Alison Victoria goes after co-host in ‘Windy City Rehab’ 2nd season premiere: ‘I want to rip his face off’

The duo’s problems dominate the storyline in the latest episode of the popular reality show, which is set to restart Sept. 15.

SHARE Alison Victoria goes after co-host in ‘Windy City Rehab’ 2nd season premiere: ‘I want to rip his face off’

Alison Victoria and Donovan Eckhardt are at odds in the new season of HGTV’s “Windy City Rehab.”


Someone’s getting thrown under the bus.

That much seems clear after watching the second season premiere of HGTV’s “Windy City Rehab.”

The Sun-Times got a sneak peek of the newest episode of the popular reality show, which follows Chicago designer Alison Victoria as she buys, rehabs and flips homes. The series, which was watched by 24.5 million viewers last year, is set to restart Sept. 15.

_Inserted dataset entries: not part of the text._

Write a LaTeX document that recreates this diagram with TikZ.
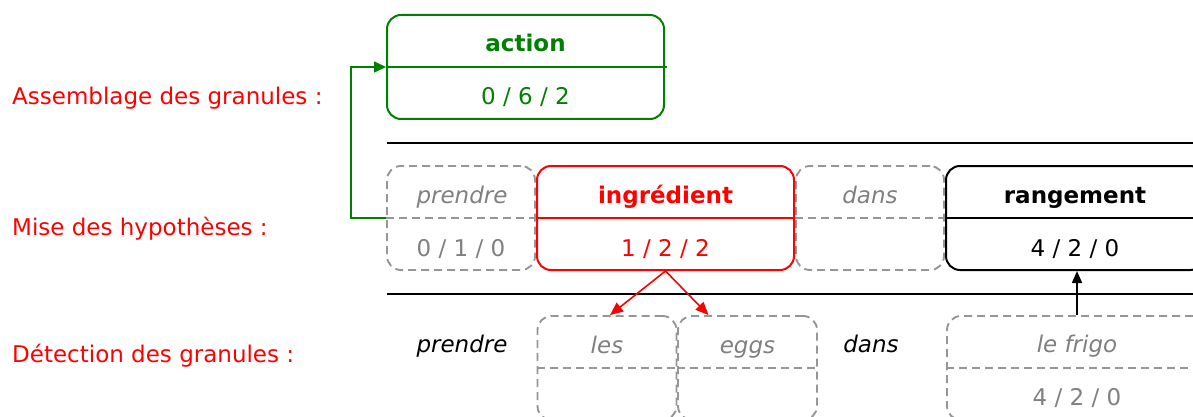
\documentclass[tikz,border=0pt]{standalone}
\usepackage{fontspec}
\setmainfont{DejaVu Sans}
\usetikzlibrary{arrows.meta}
\definecolor{mygreen}{RGB}{0,128,0}
\definecolor{ghostline}{RGB}{150,150,150}
\definecolor{ghosttext}{RGB}{128,128,128}
\begin{document}
\begin{tikzpicture}[x=1pt,y=-1pt,
  every node/.style={font=\fontsize{23}{27}\selectfont, inner sep=0pt},
  box/.style={draw, rounded corners=14pt, minimum height=104pt, line width=2pt},
  ghost/.style={box, draw=ghostline, line width=1.9pt, dash pattern=on 8pt off 5pt},
  divider/.style={line width=1.7pt},
  ghostdiv/.style={ghostline, line width=1.9pt, dash pattern=on 8pt off 5pt},
  lbl/.style={anchor=base west, text=red},
  txt/.style={anchor=base},
  sep/.style={line width=2pt},
  conn/.style={line width=1.6pt, -{Triangle[length=13pt,width=11pt]}},
  ]
\useasboundingbox (0,0) rectangle (1193,417);

% left labels
\node[lbl] (l1) at (12,105) {Assemblage des granules :};
\node[lbl] (l2) at (12,235) {Mise des hypothèses :};
\node[lbl] (l3) at (12,362) {Détection des granules :};

% separators
\coordinate (s1a) at (387,143); \coordinate (s1b) at (1193,143);
\coordinate (s2a) at (387,294); \coordinate (s2b) at (1193,294);
\draw[sep] (s1a) -- (s1b);
\draw[sep] (s2a) -- (s2b);

% action box
\node[box, draw=mygreen, minimum width=277pt] (act) at (525.5,67) {};
\draw[divider, mygreen] (act.west) -- ([xshift=2pt]act.east);
\node[txt, text=mygreen, font=\fontsize{23}{27}\selectfont\bfseries] (actt) at (525.5,52) {action};
\node[txt, text=mygreen] (actv) at (525.5,105) {0 / 6 / 2};

% hypothesis row
\node[ghost, minimum width=148pt] (p1) at (461,218) {};
\draw[ghostdiv] (p1.west) -- (p1.east);
\node[txt, text=ghosttext, font=\fontsize{23}{27}\selectfont\itshape] (p1t) at (462,203) {prendre};
\node[txt, text=ghosttext] (p1v) at (461,256) {0 / 1 / 0};

\node[ghost, minimum width=148pt] (d1) at (870,218) {};
\draw[ghostdiv] (d1.west) -- (d1.east);
\node[txt, text=ghosttext, font=\fontsize{23}{27}\selectfont\itshape] (d1t) at (870,203) {dans};

\node[box, draw=red, minimum width=257pt] (ing) at (665.5,218) {};
\draw[divider, red] (ing.west) -- (ing.east);
\node[txt, text=red, font=\fontsize{23}{27}\selectfont\bfseries] (ingt) at (665.5,203) {ingrédient};
\node[txt, text=red] (ingv) at (665.5,256) {1 / 2 / 2};

\node[box, draw=black, minimum width=258pt] (rang) at (1075,218) {};
\draw[divider] (rang.west) -- (rang.east);
\node[txt, font=\fontsize{23}{27}\selectfont\bfseries] (rangt) at (1075,203) {rangement};
\node[txt] (rangv) at (1075,256) {4 / 2 / 0};

% detection row
\node[txt, font=\fontsize{23}{27}\selectfont\itshape] (w1) at (462,352) {prendre};
\node[txt, font=\fontsize{23}{27}\selectfont\itshape] (w2) at (871,352) {dans};

\node[ghost, minimum width=139pt] (les) at (607,368) {};
\draw[ghostdiv] (les.west) -- (les.east);
\node[txt, text=ghosttext, font=\fontsize{23}{27}\selectfont\itshape] (lest) at (607,353) {les};

\node[ghost, minimum width=139pt] (eggs) at (747.5,368) {};
\draw[ghostdiv] (eggs.west) -- (eggs.east);
\node[txt, text=ghosttext, font=\fontsize{23}{27}\selectfont\itshape] (eggst) at (747.5,353) {eggs};

\node[ghost, minimum width=260pt] (frigo) at (1077,368) {};
\draw[ghostdiv] (frigo.west) -- (frigo.east);
\node[txt, text=ghosttext, font=\fontsize{23}{27}\selectfont\itshape] (frigot) at (1077,352) {le frigo};
\node[txt, text=ghosttext] (frigov) at (1077,405) {4 / 2 / 0};

% connectors
\draw[conn, mygreen, -{Triangle[length=12pt,width=11pt]}] (p1.west) -- ++(-35,0) |- (act.west);
\draw[conn, red] (ing.south) -- ([xshift=3pt]les.north);
\draw[conn, red] (ing.south) -- ([xshift=-39pt]eggs.north);
\draw[conn, -{Triangle[length=12pt,width=10pt]}] (frigo.north) -- (frigo.north |- rang.south);
\end{tikzpicture}
\end{document}
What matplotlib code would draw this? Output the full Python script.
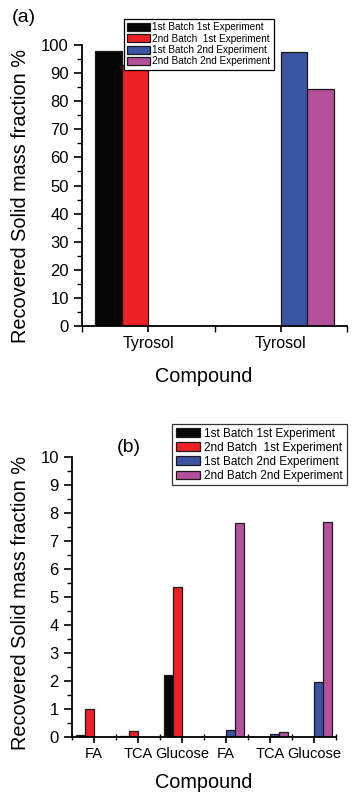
import numpy as np
import matplotlib
matplotlib.use("Agg")
import matplotlib.pyplot as plt
import matplotlib.transforms as mtransforms
from matplotlib.ticker import MultipleLocator

plt.rcParams['font.family'] = ['Liberation Sans', 'DejaVu Sans']

series = ['1st Batch 1st Experiment', '2nd Batch  1st Experiment',
          '1st Batch 2nd Experiment', '2nd Batch 2nd Experiment']
colors = ['#060606', '#ed2125', '#3a54a3', '#b5509c']

# panel (a): Tyrosol
labels_a = ['Tyrosol', 'Tyrosol']
vals_a = [[97.8, 0.0],     # 1st batch 1st exp
          [93.0, 0.0],     # 2nd batch 1st exp
          [0.0, 97.6],     # 1st batch 2nd exp
          [0.0, 84.5]]     # 2nd batch 2nd exp

# panel (b): FA, TCA, Glucose
labels_b = ['FA', 'TCA', 'Glucose', 'FA', 'TCA', 'Glucose']
vals_b = [[0.07, 0.03, 2.22, 0.0, 0.0, 0.0],
          [0.98, 0.19, 5.36, 0.0, 0.0, 0.0],
          [0.0, 0.0, 0.0, 0.24, 0.11, 1.97],
          [0.0, 0.0, 0.0, 7.64, 0.18, 7.66]]

W, H = 352, 793
fig = plt.figure(figsize=(W/100, H/100), dpi=100)

def px(x0, y0, x1, y1):
    # pixel box (top-left origin) -> figure fraction rect
    return [x0/W, 1 - y1/H, (x1-x0)/W, (y1-y0)/H]

def style(ax):
    for s in ['top', 'right']:
        ax.spines[s].set_visible(False)
    for s in ['left', 'bottom']:
        ax.spines[s].set_linewidth(1.3)
    ax.tick_params(axis='y', which='major', direction='out', length=6, width=1.2)
    ax.tick_params(axis='y', which='minor', direction='out', length=3.5, width=1.0)
    ax.tick_params(axis='x', which='major', direction='out', length=4, width=1.2)
    ax.tick_params(axis='x', which='minor', direction='inout', length=5, width=1.0)

def draw_bars(ax, vals, width):
    x = np.arange(1, len(vals[0]) + 1)
    for i, (v, c) in enumerate(zip(vals, colors)):
        ax.bar(x + (i - 1.5) * width, v, width, color=c, edgecolor='#1a1a1a',
               linewidth=0.9, label=series[i], zorder=2)
    return x

# ---- (a)
ax1 = fig.add_axes(px(82, 45, 347, 326))
x = draw_bars(ax1, vals_a, 0.2)
ax1.set_xlim(0.5, 2.5)
ax1.set_ylim(0, 100)
ax1.set_xticks(x)
ax1.set_xticklabels(labels_a, fontsize=11.5)
ax1.xaxis.set_minor_locator(MultipleLocator(0.5))
ax1.yaxis.set_major_locator(MultipleLocator(10))
ax1.yaxis.set_minor_locator(MultipleLocator(5))
ax1.tick_params(axis='y', labelsize=12)
style(ax1)
ax1.tick_params(axis='x', which='minor', direction='out', length=4)
leg1 = ax1.legend(loc='upper left', bbox_to_anchor=(124/W, 1 - 19/H),
                  bbox_transform=fig.transFigure, fontsize=7.2, frameon=True,
                  fancybox=False, framealpha=1, edgecolor='black',
                  handlelength=2.3, handleheight=0.85, handletextpad=0.25,
                  labelspacing=0.15, borderpad=0.3, borderaxespad=0)
leg1.get_frame().set_linewidth(0.9)
fig.text(12/W, 1 - 18/H, '(a)', fontsize=14, va='center', ha='left')
fig.text(204/W, 1 - 377/H, 'Compound', fontsize=14.3, ha='center', va='center')
fig.text(21/W, 1 - 196/H, 'Recovered Solid mass fraction %', fontsize=14.3,
         rotation=90, ha='center', va='center')

# ---- (b)
ax2 = fig.add_axes(px(72, 456.7, 336, 736.7))
x = draw_bars(ax2, vals_b, 0.205)
ax2.set_xlim(0.5, 6.5)
ax2.set_ylim(0, 10)
ax2.set_xticks(x)
ax2.set_xticklabels(labels_b, fontsize=10.5)
shift = mtransforms.ScaledTranslation(5/100, 0, fig.dpi_scale_trans)
for t in ax2.get_xticklabels():
    t.set_transform(t.get_transform() + shift)
ax2.xaxis.set_minor_locator(MultipleLocator(0.5))
ax2.yaxis.set_major_locator(MultipleLocator(1))
ax2.yaxis.set_minor_locator(MultipleLocator(0.5))
ax2.tick_params(axis='y', labelsize=12)
style(ax2)
leg2 = ax2.legend(loc='upper left', bbox_to_anchor=(172/W, 1 - 424/H),
                  bbox_transform=fig.transFigure, fontsize=8.5, frameon=True,
                  fancybox=False, framealpha=1, edgecolor='#333333',
                  handlelength=2.1, handleheight=0.72, handletextpad=0.35,
                  labelspacing=0.18, borderpad=0.3, borderaxespad=0)
leg2.get_frame().set_linewidth(0.9)
fig.text(129/W, 1 - 447/H, '(b)', fontsize=14, va='center', ha='center')
fig.text(204/W, 1 - 782/H, 'Compound', fontsize=14.3, ha='center', va='center')
fig.text(21/W, 1 - 603/H, 'Recovered Solid mass fraction %', fontsize=14.3,
         rotation=90, ha='center', va='center')

fig.savefig('out.png', dpi=100)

Just minutes into the episode, Victoria (whose legal name is Alison Gramenos) uncovers suspicious budget discrepancies carried out by her co-host and general contractor Donovan Eckhardt.

The issue came up after a bank refused to issue the pair a loan to buy a Logan Square property because bankers were still waiting to be repaid on a loan that was to cover construction costs of a home on the 1600 block of North Wood Street in Bucktown —a short walk from Victoria’s own home.

‘Where did the money go?’

The majority of the $715,000 bank loan, Victoria learned, had been paid to a company Eckhardt owns, with little progress to show for it.

“Where did the money go?” she asks two confidantes — saving a direct confrontation with Eckhardt for another episode and not allowing him to defend himself. (Neither Victoria nor Eckhardt responded to requests for comment.)

“I don’t know what to believe anymore because for so long I was letting him run all the budgets, do the bank draws, deal with the bank accounts, and I just was designing,” she says in the episode.

“We have 12 companies together because each house is a different LLC,” she says, referring to the limited liability companies the duo created to purchase homes featured on the show.

“How do you get out of that?” she says. “You don’t just go, ‘Why don’t you get rid of the guy? ... If that really could be ... I would do it now, but I can’t.

“I have this house and I have seven other properties,” she says of their overlapping projects. “He’s on all the loans. How am I supposed to just be like, ‘Oh, I’m not going to work with him anymore?’ You know, I kept making up excuses. I kept going ‘Maybe this was just too much, maybe 10 homes was just too much for him to handle.

“Me, my business and my reputation are not going to survive if this stuff keeps happening. No way.”

Says Eckhardt: “I just want to get in my car and drive and leave everything behind me.”

A host vs. host storyline has been brewing for some time.

The two have faced complaints from neighbors over messy construction sites, a crackdown by the city’s buildings departments, and several lawsuits from two sets of unhappy buyers, unpaid contractors and investors who offered Victoria and Eckhardt seed money.

In a text included with a lawsuit filed by a Lincoln Square couple alleging shoddy workmanship and fraud, Victoria angrily writes, in discussing a check from one of Eckhardt’s accounts that bounced: “If I have to cover his portion I will. I do not want him to f--- with my life or business any more than he already has.”

The show acknowledges some of the problems in the opening moments, which include video clips of news stories about the show’s legal challenges. Bold capital letters flash a message: “You’ve seen the headlines. Now see the full story.”

Stop-work orders at properties are flashed on the screen, and Victoria acknowledges: “The city of Chicago is just coming down on me, I’m just constantly stopped.”

Indeed, Victoria and Eckhardt are suspended from getting new building permits in Chicago, according to a city spokeswoman. Eckhardt’s contractor’s license, which was temporarily suspended last year due to violations, expired March 12 and has not been renewed. The license is needed for his company, Greymark Development, to operate in Chicago.


The home on the 1600 block of North Wood Street in Bucktown that’s featured on the upcoming Season Two opener of HGTV’s “Windy City Rehab”

Mitch Dudek / Sun-Times

Eckhardt is on screen for only a few minutes in the episode. Victoria ends up taking the reins on the Wood Street project and brings in another general contractor to help overcome a series of challenges — including a burglary in which thieves made off with a $5,000 toilet in November.

The tension between the two is in stark contrast to the first season, when Victoria described their quirky chemistry: “Donovan is pretty much like my work husband. He has the anxiety. I have full blown anger — and it works.”

This season, Victoria says of her business partner: “I want to be gentle, sometimes, but then other times I want to rip his face off.”

Episode 2 in Bridgeport?

Though Eckhardt’s role in the first episode is abbreviated, he reappears in the teaser to the second episode, in which Victoria, while making a pitch to rehab a home in Bridgeport, calls the South Side neighborhood “the Brooklyn of Chicago.”

But Eckhardt says he is not interested in single family homes in Bridgeport.

“It’s just going to be less profit, and that’s just a simple fact,” he says. “I think it’s stupid.”